What you need to do >> Set down the lines that begin at the top of the records and end with the line containing "import pandas as pd", and drop every picture.

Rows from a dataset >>
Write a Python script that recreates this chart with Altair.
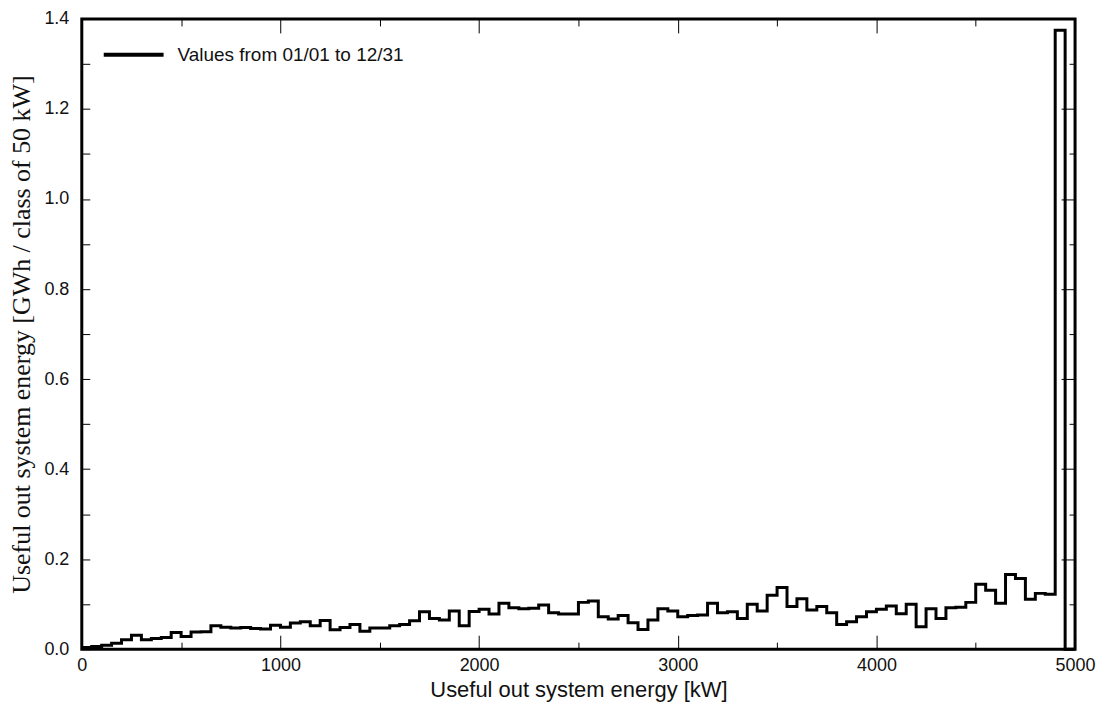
import altair as alt
import pandas as pd

# ---- data: energy per 50 kW class [GWh] ----
bin_width = 50
values = [
    0.004, 0.006, 0.009, 0.013, 0.021, 0.031, 0.021, 0.024, 0.026, 0.037, 0.028, 0.038,
    0.039, 0.052, 0.049, 0.047, 0.048, 0.046, 0.045, 0.053, 0.049, 0.058, 0.061, 0.052, 0.064,
    0.043, 0.048, 0.055, 0.040, 0.047, 0.047, 0.052, 0.055, 0.063, 0.083, 0.068, 0.065,
    0.085, 0.052, 0.084, 0.089, 0.078, 0.102, 0.092, 0.090, 0.091, 0.098, 0.081, 0.078,
    0.078, 0.104, 0.107, 0.072, 0.067, 0.075, 0.059, 0.044, 0.065, 0.090, 0.085, 0.072,
    0.075, 0.076, 0.102, 0.081, 0.083, 0.068, 0.100, 0.085, 0.120, 0.137, 0.095, 0.112,
    0.087, 0.095,
    0.081, 0.055, 0.061, 0.072, 0.083, 0.089, 0.096, 0.079, 0.100, 0.050, 0.090, 0.068,
    0.092, 0.093, 0.104, 0.144, 0.131, 0.102, 0.166, 0.157, 0.111, 0.124, 0.122, 1.375, 0.0,
]
bin_starts = [i * bin_width for i in range(len(values))]
x_end = 5000
series_name = "Values from 01/01 to 12/31"

x_major = [0, 1000, 2000, 3000, 4000, 5000]
x_minor = [500, 1500, 2500, 3500, 4500]
y_all = [0.0, 0.1, 0.2, 0.3, 0.4, 0.5, 0.6, 0.7, 0.8, 0.9, 1.0, 1.1, 1.2, 1.3, 1.4]
y_major = [0.0, 0.2, 0.4, 0.6, 0.8, 1.0, 1.2, 1.4]
y_minor = [0.1, 0.3, 0.5, 0.7, 0.9, 1.1, 1.3]

df = pd.DataFrame({
    "x": bin_starts + [x_end],
    "y": values + [values[-1]],
    "series": series_name,
})

SANS = "Liberation Sans"
SERIF = "Liberation Serif"


def xs():
    return alt.Scale(domain=[0, 5000], nice=False, zero=False)


def ys():
    return alt.Scale(domain=[0, 1.4], nice=False, zero=False)


def ax(orient, vals, size, **kw):
    base = dict(orient=orient, values=vals, tickSize=size, offset=-size,
                domain=False, grid=False, tickColor="black", tickWidth=1)
    if "labels" not in kw:
        base["labels"] = False
        base["title"] = None
    base.update(kw)
    return alt.Axis(**base)


line = alt.Chart(df).mark_line(interpolate="step-after", strokeWidth=3).encode(
    x=alt.X("x:Q", scale=xs(), axis=ax(
        "bottom", x_major, 14, labels=True, format="d",
        labelFont=SANS, labelFontSize=18, labelColor="#111",
        labelPadding=7, labelFlush=False, labelOverlap=False,
        title="Useful out system energy [kW]", titleFont=SANS,
        titleFontSize=22, titleFontWeight="normal", titleColor="#111",
        titleY=44, titleBaseline="top")),
    y=alt.Y("y:Q", scale=ys(), axis=ax(
        "left", y_all, 8, labels=True, format=".1f",
        labelExpr="round(datum.value * 10) % 2 == 0 ? datum.label : ''",
        labelFont=SANS, labelFontSize=18, labelColor="#111",
        labelPadding=13, labelFlush=False, labelOverlap=False,
        title="Useful out system energy [GWh / class of 50 kW]",
        titleFont=SERIF, titleFontSize=26, titleFontWeight="normal",
        titleColor="#111", titleX=-60, titleBaseline="alphabetic")),
    color=alt.Color("series:N", scale=alt.Scale(range=["black"]), title=None,
                    legend=alt.Legend(orient="none", legendX=20, legendY=4,
                                      symbolType="stroke", symbolSize=3600,
                                      symbolStrokeWidth=4, labelOffset=12,
                                      labelFont=SANS, labelFontSize=19,
                                      labelColor="#111", labelLimit=500,
                                      padding=0)),
)

g2 = alt.Chart(df).mark_point(opacity=0).encode(
    x=alt.X("x:Q", scale=xs(), axis=ax("bottom", x_minor, 7)),
    y=alt.Y("y:Q", scale=ys(), axis=ax("right", y_major, 14)),
)
g3 = alt.Chart(df).mark_point(opacity=0).encode(
    x=alt.X("x:Q", scale=xs(), axis=ax("top", x_major, 14)),
    y=alt.Y("y:Q", scale=ys(), axis=ax("right", y_minor, 6)),
)
g4 = alt.Chart(df).mark_point(opacity=0).encode(
    x=alt.X("x:Q", scale=xs(), axis=ax("top", x_minor, 7)),
    y=alt.Y("y:Q", scale=ys(), axis=None),
)

chart = alt.layer(line, g2, g3, g4).resolve_axis(
    x="independent", y="independent"
).properties(
    width=996, height=632,
    autosize=alt.AutoSizeParams(type="none"),
    padding={"left": 74, "top": 10, "right": 22, "bottom": 58},
    background="white",
).configure_view(stroke="black", strokeWidth=3)

chart.save("out.html", embed_options={"renderer": "svg", "actions": False})
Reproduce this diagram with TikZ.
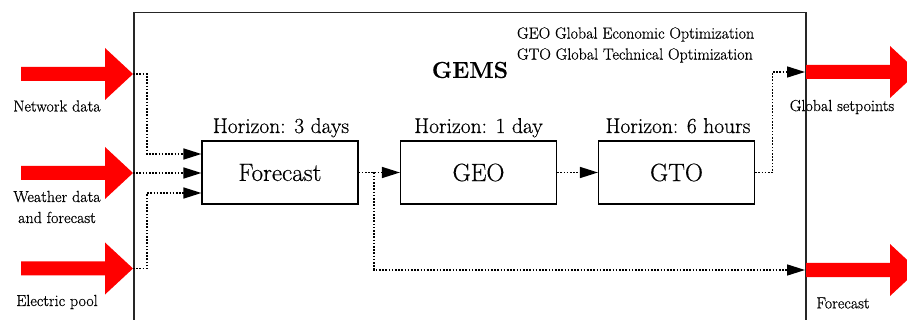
\documentclass[tikz,border=0pt]{standalone}
\usepackage{fontspec}
\setmainfont{Latin Modern Roman}[FakeBold=0.5]
\usetikzlibrary{arrows.meta}
\begin{document}
\begin{tikzpicture}[x=1pt,y=-1pt,
  block/.style={draw, line width=1.2pt, minimum width=156pt, minimum height=63pt,
    inner sep=0pt, font=\fontsize{25}{30}\selectfont},
  frame/.style={draw=black!85, line width=1.5pt, inner sep=0pt},
  link/.style={line width=1.5pt, dash pattern=on 1.6pt off 1.6pt},
  flow/.style={link, -{Triangle[length=18pt,width=11pt]}},
  small/.style={font=\fontsize{16}{21}\selectfont, align=center},
  horizon/.style={font=\fontsize{21.5}{25}\selectfont, anchor=base, inner sep=0pt},
  feed/.pic={\fill[red] (-112,-7) -- (-28,-7) -- (-28,-26) -- (0,0)
                -- (-28,26) -- (-28,7) -- (-112,7) -- cycle;}]

\useasboundingbox (0,0) rectangle (907,320);

% system boundary (runs off the lower edge)
\node[frame, minimum width=672pt, minimum height=330pt, anchor=north west]
  (gems) at (133,12) {};
\node[font=\bfseries\fontsize{23}{28}\selectfont] (title) at (470,70) {GEMS};
\node[small, anchor=west, align=left] (legend) at (513.5,45)
  {GEO Global Economic Optimization\\GTO Global Technical Optimization};

% inputs and outputs at the boundary
\coordinate (in1) at (133,74);
\coordinate (in2) at (133,173);
\coordinate (in3) at (133,268.5);
\coordinate (out1) at (805,72);
\coordinate (out2) at (805,270);

\pic at (in1) {feed};
\pic at (in2) {feed};
\pic at (in3) {feed};
\pic at (918,72) {feed};
\pic at (918,270) {feed};

\node[small] (lnet) at (57,106) {Network data};
\node[small] (lwea) at (57,207) {Weather data\\and forecast};
\node[small] (lpool) at (57,302) {Electric pool};
\node[small] (lset) at (842,107) {Global setpoints};
\node[small] (lfc) at (843,303) {Forecast};

% processing chain
\node[block] (fc) at (280,172.5) {Forecast};
\node[block] (geo) at (478.5,172.5) {GEO};
\node[block] (gto) at (676.5,172.5) {GTO};

\node[horizon] (hfc) at (281,133) {Horizon: 3 days};
\node[horizon] (hgeo) at (478.5,133) {Horizon: 1 day};
\node[horizon] (hgto) at (678,133) {Horizon: 6 hours};

% connectors
\coordinate (j1) at (147,154);
\coordinate (j3) at (147,193);
\coordinate (b) at (374,172.5);
\coordinate (k) at (772.5,72);

\draw[flow] (in1) -| (j1) -- (j1 -| fc.west);
\draw[flow] (in2) -- (in2 -| fc.west);
\draw[flow] (in3) -| (j3) -- (j3 -| fc.west);
\draw[flow] (fc) -- (geo);
\draw[flow] (b) |- (out2);
\draw[flow] (geo) -- (gto);
\draw[flow] (gto.east) -| (k) -- (out1);
\end{tikzpicture}
\end{document}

Completed task >>
Write a Python script that recreates this chart with Altair.
import altair as alt
import pandas as pd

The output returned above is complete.